Task goal: Set down the data below without change, skipping the pictures it holds.

— Start —

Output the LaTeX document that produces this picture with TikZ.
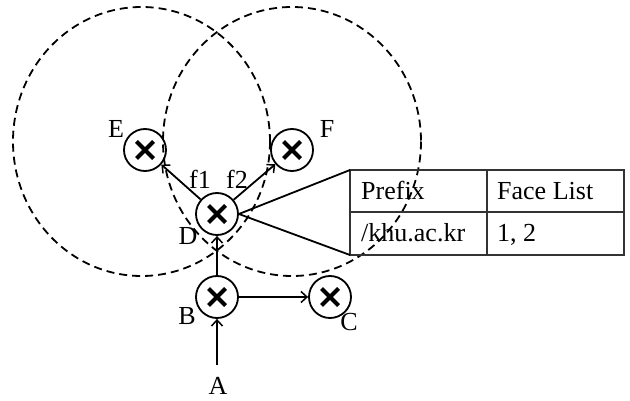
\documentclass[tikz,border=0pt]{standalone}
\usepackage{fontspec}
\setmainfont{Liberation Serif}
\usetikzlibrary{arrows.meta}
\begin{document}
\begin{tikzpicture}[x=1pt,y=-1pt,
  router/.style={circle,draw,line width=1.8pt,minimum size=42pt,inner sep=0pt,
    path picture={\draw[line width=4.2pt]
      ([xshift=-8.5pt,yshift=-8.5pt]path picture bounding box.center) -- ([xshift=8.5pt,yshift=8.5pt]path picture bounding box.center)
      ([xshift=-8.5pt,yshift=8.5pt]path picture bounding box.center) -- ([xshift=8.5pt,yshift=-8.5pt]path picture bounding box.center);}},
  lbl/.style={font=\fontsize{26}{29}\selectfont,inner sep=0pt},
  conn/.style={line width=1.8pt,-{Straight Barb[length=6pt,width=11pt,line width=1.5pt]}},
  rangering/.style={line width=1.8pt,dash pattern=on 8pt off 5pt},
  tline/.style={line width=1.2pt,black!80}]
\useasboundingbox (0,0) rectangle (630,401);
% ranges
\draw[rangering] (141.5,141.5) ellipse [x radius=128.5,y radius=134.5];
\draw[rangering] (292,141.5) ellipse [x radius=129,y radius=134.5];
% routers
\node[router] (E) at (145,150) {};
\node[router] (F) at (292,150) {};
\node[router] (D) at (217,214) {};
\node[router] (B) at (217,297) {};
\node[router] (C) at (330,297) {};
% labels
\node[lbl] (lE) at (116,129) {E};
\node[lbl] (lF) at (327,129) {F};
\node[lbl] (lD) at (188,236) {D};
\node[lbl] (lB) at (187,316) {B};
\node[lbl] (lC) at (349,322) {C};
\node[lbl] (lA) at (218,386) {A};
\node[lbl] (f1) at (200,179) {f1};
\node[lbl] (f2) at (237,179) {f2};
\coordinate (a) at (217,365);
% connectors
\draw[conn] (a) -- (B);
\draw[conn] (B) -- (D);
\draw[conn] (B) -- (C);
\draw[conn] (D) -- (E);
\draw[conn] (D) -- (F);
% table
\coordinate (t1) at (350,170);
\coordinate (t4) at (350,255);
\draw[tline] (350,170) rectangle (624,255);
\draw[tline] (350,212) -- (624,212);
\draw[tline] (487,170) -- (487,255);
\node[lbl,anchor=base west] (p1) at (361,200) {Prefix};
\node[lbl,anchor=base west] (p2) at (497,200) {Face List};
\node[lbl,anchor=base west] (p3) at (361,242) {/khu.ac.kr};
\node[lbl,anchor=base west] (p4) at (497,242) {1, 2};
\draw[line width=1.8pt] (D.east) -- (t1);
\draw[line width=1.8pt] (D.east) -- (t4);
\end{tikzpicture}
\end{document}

— End —

Correct output:
Output the LaTeX document that produces this picture with TikZ.
\documentclass[tikz,border=0pt]{standalone}
\usepackage{fontspec}
\setmainfont{Liberation Serif}
\usetikzlibrary{arrows.meta}
\begin{document}
\begin{tikzpicture}[x=1pt,y=-1pt,
  router/.style={circle,draw,line width=1.8pt,minimum size=42pt,inner sep=0pt,
    path picture={\draw[line width=4.2pt]
      ([xshift=-8.5pt,yshift=-8.5pt]path picture bounding box.center) -- ([xshift=8.5pt,yshift=8.5pt]path picture bounding box.center)
      ([xshift=-8.5pt,yshift=8.5pt]path picture bounding box.center) -- ([xshift=8.5pt,yshift=-8.5pt]path picture bounding box.center);}},
  lbl/.style={font=\fontsize{26}{29}\selectfont,inner sep=0pt},
  conn/.style={line width=1.8pt,-{Straight Barb[length=6pt,width=11pt,line width=1.5pt]}},
  rangering/.style={line width=1.8pt,dash pattern=on 8pt off 5pt},
  tline/.style={line width=1.2pt,black!80}]
\useasboundingbox (0,0) rectangle (630,401);
% ranges
\draw[rangering] (141.5,141.5) ellipse [x radius=128.5,y radius=134.5];
\draw[rangering] (292,141.5) ellipse [x radius=129,y radius=134.5];
% routers
\node[router] (E) at (145,150) {};
\node[router] (F) at (292,150) {};
\node[router] (D) at (217,214) {};
\node[router] (B) at (217,297) {};
\node[router] (C) at (330,297) {};
% labels
\node[lbl] (lE) at (116,129) {E};
\node[lbl] (lF) at (327,129) {F};
\node[lbl] (lD) at (188,236) {D};
\node[lbl] (lB) at (187,316) {B};
\node[lbl] (lC) at (349,322) {C};
\node[lbl] (lA) at (218,386) {A};
\node[lbl] (f1) at (200,179) {f1};
\node[lbl] (f2) at (237,179) {f2};
\coordinate (a) at (217,365);
% connectors
\draw[conn] (a) -- (B);
\draw[conn] (B) -- (D);
\draw[conn] (B) -- (C);
\draw[conn] (D) -- (E);
\draw[conn] (D) -- (F);
% table
\coordinate (t1) at (350,170);
\coordinate (t4) at (350,255);
\draw[tline] (350,170) rectangle (624,255);
\draw[tline] (350,212) -- (624,212);
\draw[tline] (487,170) -- (487,255);
\node[lbl,anchor=base west] (p1) at (361,200) {Prefix};
\node[lbl,anchor=base west] (p2) at (497,200) {Face List};
\node[lbl,anchor=base west] (p3) at (361,242) {/khu.ac.kr};
\node[lbl,anchor=base west] (p4) at (497,242) {1, 2};
\draw[line width=1.8pt] (D.east) -- (t1);
\draw[line width=1.8pt] (D.east) -- (t4);
\end{tikzpicture}
\end{document}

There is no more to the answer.